Film Review: “The Devil’s Double”

by Jason LeRoy on August 5, 2011

Dominic Cooper and Ludivine Sagnier in THE DEVIL'S DOUBLE

starring: Dominic Cooper, Ludivine Sagnier, Raad Rawi, Mem Ferda, Dar Salim

written by: Michael Thomas

directed by: Lee Tamahori

MPAA: Rated R for strong brutal bloody violence and torture, sexual content, graphic nudity, drug use and pervasive language

The Devil’s Double takes a fascinating premise – the true-life story of Latif Yahia, an Iraqi army lieutenant who was forced to become Uday Hussein’s body double – and turns it into a big dumb action movie. It aspires to be a Middle Eastern Scarface, but aside from Dominic Cooper’s dazzling high-wire dual performance, it lacks that film’s virtuosic bravado. Rather, it is trashy, tasteless, and numbingly gratuitous.

Latif (Cooper) had the misfortune not only of being an old schoolmate of Uday (also Cooper), but also being a dead ringer for him. So when Uday decides that he needs a body double for public appearance and security purposes, he arranges for Latif to be snatched away from his military service and brought to the vast Hussein palaces. Of course, Uday isn’t merely offering Latif the job; he has already made the decision for him. If Latif doesn’t agree, Uday will have his family killed. So, forbidden from having any further contact with his loved ones, Latif begins transforming himself into Uday.

And what is Uday like? He is a foaming-at-the-mouth party-boy psychotic for whom every night is ’80s night. He has equally ravenous appetites for drugs, sex, and violence. Don’t believe me? Then please, by all means, allow the film to spell it out for you. Because that’s pretty much all it does: repeatedly reinforce what an irredeemable monster Uday Hussein was by showing you scene after scene of shockingly graphic carnage – and little else. By the time he shows up at a wedding to claim the beaming bride for a nice raping, all I could think was, Alright, movie, I fucking get it.

This is nearly the entire substance of the film: Uday being a lethally childish tyrant while everyone around him scampers to stay out of his kill/fuck zone. There is, of course, the question of how and when Latif will be able to break free of his enslavement, and also a misbegotten subplot in which he falls for Sarrab (Ludivine Sagnier), one of Uday’s favorite whores, which leads to one of the film’s many lapses in taste: a bombastic sex scene edited against the backdrop of Baghdad being bombed. Not since Leslie Nielsen and Priscilla Presley got it on in The Naked Gun has there been such delicate symbolism in a love-making sequence.

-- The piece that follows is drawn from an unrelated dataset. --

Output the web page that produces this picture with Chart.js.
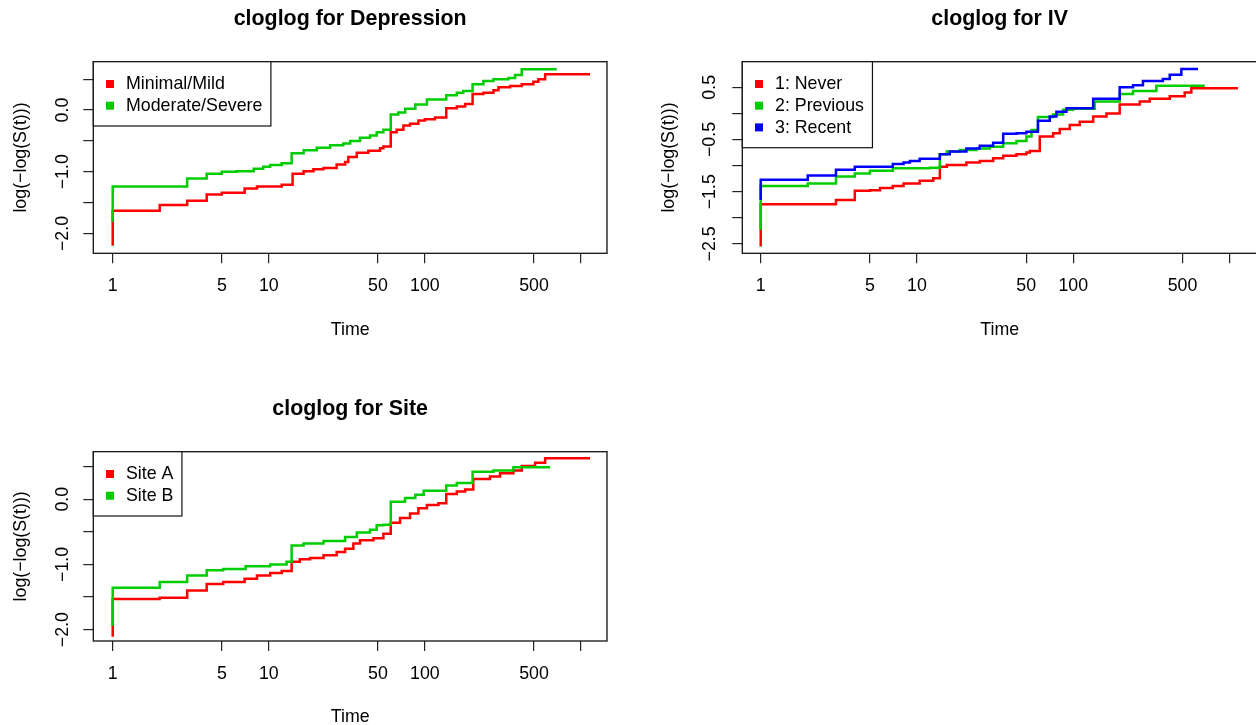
<!DOCTYPE html>
<html><head><meta charset="utf-8">
<script src="https://cdn.jsdelivr.net/npm/chart.js@4.4.1/dist/chart.umd.min.js"></script>
<style>
html,body{margin:0;padding:0;background:#fff;overflow:hidden;width:1256px;height:725px;position:relative;}
canvas{position:absolute;display:block;}
</style></head><body>
<canvas id="c1" width="628" height="362" style="left:0;top:0"></canvas>
<canvas id="c2" width="640" height="362" style="left:628px;top:0"></canvas>
<canvas id="c3" width="628" height="380" style="left:0;top:362px"></canvas>
<script>
// ---------- shared axis ticks ----------
const timeTicks = [1, 5, 10, 50, 100, 500, 1000];
const timeTickLabels = ['1', '5', '10', '50', '100', '500', ''];

// ---------- Depression ----------
const depLabels = ['Minimal/Mild', 'Moderate/Severe'];
const depMildTime = [1, 1, 2, 3, 4, 5, 7, 8.4, 12.1, 14.2, 16.7, 19.3, 22.4, 27.2, 30.8, 32.3, 36.6, 43.4, 51.6, 54.2, 60.4, 65.9, 72.8, 80.3, 90.8, 100, 116, 137, 160, 181, 202, 237, 275, 296, 351, 417, 495, 533, 589, 1142];
const depMildVal = [-2.20, -1.63, -1.54, -1.47, -1.37, -1.34, -1.27, -1.24, -1.21, -1.03, -0.99, -0.96, -0.94, -0.88, -0.84, -0.76, -0.69, -0.66, -0.62, -0.59, -0.36, -0.32, -0.25, -0.22, -0.17, -0.15, -0.12, 0.03, 0.06, 0.10, 0.26, 0.28, 0.32, 0.37, 0.39, 0.42, 0.46, 0.50, 0.58, 0.58];
const depSevTime = [1, 1, 3, 4, 5, 6.2, 8.0, 9.2, 10.2, 12.1, 14.0, 16.7, 20.3, 24.7, 30, 33.2, 38.4, 44.5, 49.1, 54.2, 60.4, 67.5, 74.8, 86.8, 103, 137, 160, 176, 202, 237, 275, 343, 378, 417, 699];
const depSevVal = [-1.81, -1.24, -1.11, -1.03, -1.00, -0.99, -0.95, -0.92, -0.89, -0.86, -0.70, -0.65, -0.61, -0.57, -0.54, -0.50, -0.45, -0.41, -0.36, -0.32, -0.07, -0.04, 0.02, 0.09, 0.17, 0.24, 0.28, 0.31, 0.42, 0.47, 0.50, 0.52, 0.57, 0.66, 0.66];
const depYTicks = [0.5, 0, -0.5, -1, -1.5, -2];
const depYTickLabels = ['', '0.0', '', '\u22121.0', '', '\u22122.0'];

// ---------- IV ----------
const ivLabels = ['1: Never', '2: Previous', '3: Recent'];
const ivNeverTime = [1, 1, 3.03, 4.0, 5.0, 5.8, 7.0, 8.2, 10.4, 12.7, 14.0, 15.5, 20.7, 25.2, 30.7, 35.6, 43.3, 50.1, 52.7, 61.0, 74.3, 81.9, 94.9, 110, 134, 163, 198, 266, 308, 414, 516, 569, 1131];
const ivNeverVal = [-2.55, -1.74, -1.66, -1.48, -1.47, -1.43, -1.39, -1.34, -1.29, -1.24, -1.02, -0.99, -0.94, -0.91, -0.86, -0.81, -0.78, -0.75, -0.72, -0.44, -0.38, -0.30, -0.22, -0.16, -0.06, 0.00, 0.17, 0.23, 0.28, 0.33, 0.40, 0.48, 0.48];
const ivPrevTime = [1, 1, 2, 3.03, 4, 5, 7, 12.1, 14, 15.5, 18.8, 24, 29.2, 35.6, 43.3, 50.1, 54, 59.4, 74.3, 86, 99.6, 137, 198, 241, 340, 693];
const ivPrevVal = [-2.23, -1.39, -1.34, -1.21, -1.15, -1.10, -1.05, -1.04, -0.78, -0.73, -0.70, -0.67, -0.64, -0.57, -0.53, -0.44, -0.32, -0.07, -0.02, 0.07, 0.09, 0.23, 0.37, 0.43, 0.53, 0.53];
const ivRecTime = [1, 1, 2, 3.03, 4, 7, 8.2, 9, 10.4, 14, 16.2, 20.7, 25.2, 30.7, 35.6, 43.3, 50.1, 59.4, 70.7, 78, 90.4, 134, 198, 241, 279, 374, 414, 491, 628];
const ivRecVal = [-1.66, -1.27, -1.19, -1.08, -1.02, -0.97, -0.94, -0.91, -0.87, -0.78, -0.73, -0.67, -0.62, -0.56, -0.39, -0.38, -0.35, -0.14, -0.06, 0.03, 0.10, 0.28, 0.50, 0.54, 0.62, 0.66, 0.74, 0.85, 0.85];
const ivYTicks = [0.5, 0, -0.5, -1, -1.5, -2, -2.5];
const ivYTickLabels = ['0.5', '', '\u22120.5', '', '\u22121.5', '', '\u22122.5'];

// ---------- Site ----------
const siteLabels = ['Site A', 'Site B'];
const siteATime = [1, 1, 2, 3, 4, 5.1, 7, 8.4, 10.2, 12.1, 14, 15.8, 18.4, 22.4, 27.2, 30.8, 34.8, 38.4, 46.8, 54.2, 60.4, 69.3, 80.3, 90.8, 103, 122, 137, 160, 181, 204, 261, 303, 369, 417, 508, 589, 1142];
const siteAVal = [-2.11, -1.53, -1.51, -1.40, -1.30, -1.27, -1.22, -1.17, -1.13, -1.10, -0.96, -0.92, -0.90, -0.86, -0.81, -0.76, -0.68, -0.63, -0.60, -0.53, -0.36, -0.29, -0.22, -0.14, -0.09, -0.06, 0.08, 0.12, 0.15, 0.31, 0.35, 0.40, 0.44, 0.51, 0.56, 0.63, 0.63];
const siteBTime = [1, 1, 2, 3, 4, 5.1, 7.1, 10.2, 13, 14, 16.7, 22.4, 30.8, 36.6, 44.5, 49.1, 54.2, 60.4, 74.6, 86.8, 98.2, 137, 160, 202, 275, 369, 634];
const siteBVal = [-1.94, -1.36, -1.27, -1.17, -1.09, -1.07, -1.03, -1.00, -0.96, -0.71, -0.68, -0.64, -0.58, -0.51, -0.47, -0.40, -0.39, -0.04, 0.02, 0.07, 0.13, 0.21, 0.25, 0.42, 0.44, 0.49, 0.49];
const siteYTicks = [0.5, 0, -0.5, -1, -1.5, -2];
const siteYTickLabels = ['', '0.0', '', '\u22121.0', '', '\u22122.0'];

const COLORS = ['#FF0000', '#00CD00', '#0000FF'];
const FONT = "'Liberation Sans', Arial, Helvetica, sans-serif";
const FS = 17.8;

// plot box + title centred over the plot region (as R does)
const boxPlugin = {
  id: 'rBox',
  afterDraw(chart, args, opts) {
    const {ctx, chartArea: a} = chart;
    ctx.save();
    ctx.strokeStyle = '#111';
    ctx.lineWidth = 1.3;
    ctx.strokeRect(a.left, a.top, a.right - a.left, a.bottom - a.top);
    ctx.fillStyle = '#000';
    ctx.font = 'bold 21.4px ' + FONT;
    ctx.textAlign = 'center';
    ctx.textBaseline = 'middle';
    ctx.fillText(opts.text, (a.left + a.right) / 2, opts.y);
    ctx.restore();
  }
};

const legendPlugin = {
  id: 'rLegend',
  afterDraw(chart, args, opts) {
    const {ctx, chartArea: a} = chart;
    ctx.save();
    ctx.font = FS + 'px ' + FONT;
    const tw = Math.max(...opts.labels.map(l => ctx.measureText(l).width));
    const w = 32.7 + tw + 8.5;
    const h = 42.6 + (opts.labels.length - 1) * 21.7;
    ctx.fillStyle = '#fff';
    ctx.fillRect(a.left, a.top, w, h);
    ctx.strokeStyle = '#111';
    ctx.lineWidth = 1.2;
    ctx.strokeRect(a.left, a.top, w, h);
    opts.labels.forEach((l, i) => {
      const cy = a.top + 22.3 + i * 21.7;
      ctx.fillStyle = opts.colors[i];
      ctx.fillRect(a.left + 12.7, cy - 4, 8, 8);
      ctx.fillStyle = '#000';
      ctx.textBaseline = 'middle';
      ctx.textAlign = 'left';
      ctx.fillText(l, a.left + 32.7, cy + 0.5);
    });
    ctx.restore();
  }
};

function buildPanel(id, p) {
  const datasets = p.series.map((s, i) => ({
    label: s.name,
    data: s.t.map((t, j) => ({x: t, y: s.v[j]})),
    borderColor: COLORS[i],
    backgroundColor: COLORS[i],
    borderWidth: 2.5,
    pointRadius: 0,
    stepped: true,
    fill: false,
    tension: 0,
    order: -i
  }));
  const font = {family: FONT, size: FS, lineHeight: 1.2};
  const grid = {drawOnChartArea: false, drawTicks: true, tickLength: 10, color: '#222', lineWidth: 1.2};
  new Chart(document.getElementById(id), {
    type: 'line',
    data: {datasets},
    options: {
      responsive: false,
      animation: false,
      events: [],
      layout: {padding: p.pad},
      plugins: {
        legend: {display: false},
        tooltip: {enabled: false},
        title: {display: false},
        rBox: {text: p.title, y: p.titleY},
        rLegend: {labels: p.series.map(s => s.name), colors: COLORS}
      },
      scales: {
        x: {
          type: 'logarithmic', min: p.xMin, max: p.xMax,
          afterBuildTicks: s => { s.ticks = timeTicks.map(v => ({value: v})); },
          afterFit: s => { s.height = p.xAxisH; },
          ticks: {autoSkip: false, minRotation: 0, maxRotation: 0, padding: p.xTickPad, color: '#000', font,
            callback: (v, i) => timeTickLabels[i]},
          grid, border: {display: false},
          title: {display: true, text: 'Time', color: '#000', font, padding: {top: 0, bottom: p.xTitlePad}}
        },
        y: {
          type: 'linear', min: p.yMin, max: p.yMax,
          afterBuildTicks: s => { s.ticks = p.yTicks.map(v => ({value: v})); },
          afterFit: s => { s.width = p.yAxisW; },
          ticks: {autoSkip: false, minRotation: 90, maxRotation: 90, crossAlign: 'center', padding: p.yTickPad,
            color: '#000', font, callback: (v, i) => p.yLabels[i]},
          grid, border: {display: false},
          title: {display: true, text: 'log(\u2212log(S(t)))', color: '#000', font, padding: {top: p.yTitlePad, bottom: 0}}
        }
      }
    },
    plugins: [boxPlugin, legendPlugin]
  });
}

buildPanel('c1', {
  title: 'cloglog for Depression', titleY: 19.6,
  series: [{name: depLabels[0], t: depMildTime, v: depMildVal}, {name: depLabels[1], t: depSevTime, v: depSevVal}],
  xMin: 0.751, xMax: 1467, yMin: -2.321, yMax: 0.784,
  yTicks: depYTicks, yLabels: depYTickLabels,
  pad: {left: 0, right: 21, top: 61.7, bottom: 0},
  yAxisW: 93.3, xAxisH: 108.7, xTickPad: 12.4, xTitlePad: 21.3, yTickPad: 2.4, yTitlePad: 10.3
});

buildPanel('c2', {
  title: 'cloglog for IV', titleY: 19.6,
  series: [{name: ivLabels[0], t: ivNeverTime, v: ivNeverVal}, {name: ivLabels[1], t: ivPrevTime, v: ivPrevVal}, {name: ivLabels[2], t: ivRecTime, v: ivRecVal}],
  xMin: 0.7626, xMax: 1497, yMin: -2.679, yMax: 0.990,
  yTicks: ivYTicks, yLabels: ivYTickLabels,
  pad: {left: 0, right: 11, top: 61.7, bottom: 0},
  yAxisW: 114.3, xAxisH: 108.7, xTickPad: 12.4, xTitlePad: 21.3, yTickPad: 4.4, yTitlePad: 30.3
});

buildPanel('c3', {
  title: 'cloglog for Site', titleY: 47.6,
  series: [{name: siteLabels[0], t: siteATime, v: siteAVal}, {name: siteLabels[1], t: siteBTime, v: siteBVal}],
  xMin: 0.751, xMax: 1467, yMin: -2.175, yMax: 0.729,
  yTicks: siteYTicks, yLabels: siteYTickLabels,
  pad: {left: 0, right: 21, top: 89.7, bottom: 0},
  yAxisW: 93.3, xAxisH: 101, xTickPad: 12.4, xTitlePad: 14.3, yTickPad: 2.9, yTitlePad: 10.3
});
</script>
</body></html>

All bitching aside, this is a genuinely stunning performance from Dominic Cooper. None of his previous work – he is perhaps best known for Mamma Mia! – gave any indication that he was capable of such petrifying, wild-eyed ferocity. Despite nice turns in small films like An Education and Tamara Drewe, this will likely prove to be his star-making performance, and may even garner him some awards attention. He has finally catapulted himself out of the Just A Pretty Face Club. And you know how my heart breaks for all the poor kids in that club.

Although, of course, there is the rather problematic matter of him being a Caucasian Englishman playing two Iraqi men. Regardless of how well he plays the roles, you still have to ask why he’s playing them in the first place. And the nationality-blind casting doesn’t stop there: Caucasian French actress Ludivine Sagnier, best known for her frequently nude turn in Swimming Pool, is unrecognizable in her be-wigged turn as Sarrab. She also puts amusingly little effort into transforming her French accent into an Iraqi one; Cooper fares better.

In addition to Cooper’s performance, the film is also successful in its visual look, courtesy of cinematographer Sam McCurdy. Everything onscreen looks absolutely stunning, as if it’s been bathed in a golden glow. This is perhaps another reason why the film is reminiscent of Tony Scott: the colors lean toward the stylishly saturated. And like a Tony Scott movie, it certainly isn’t boring. Maybe I shouldn’t be so hard on a movie that gives us two naked Dominic Coopers in a shower together. But for every Cooper butt shot, you also have to see a disemboweling or a graphic torture scene or some form of sexual violence. And it’s all just cruelty for cruelty’s sake. The Devil’s Double is ultimately a torture-porn dude flick disguised as a history lesson.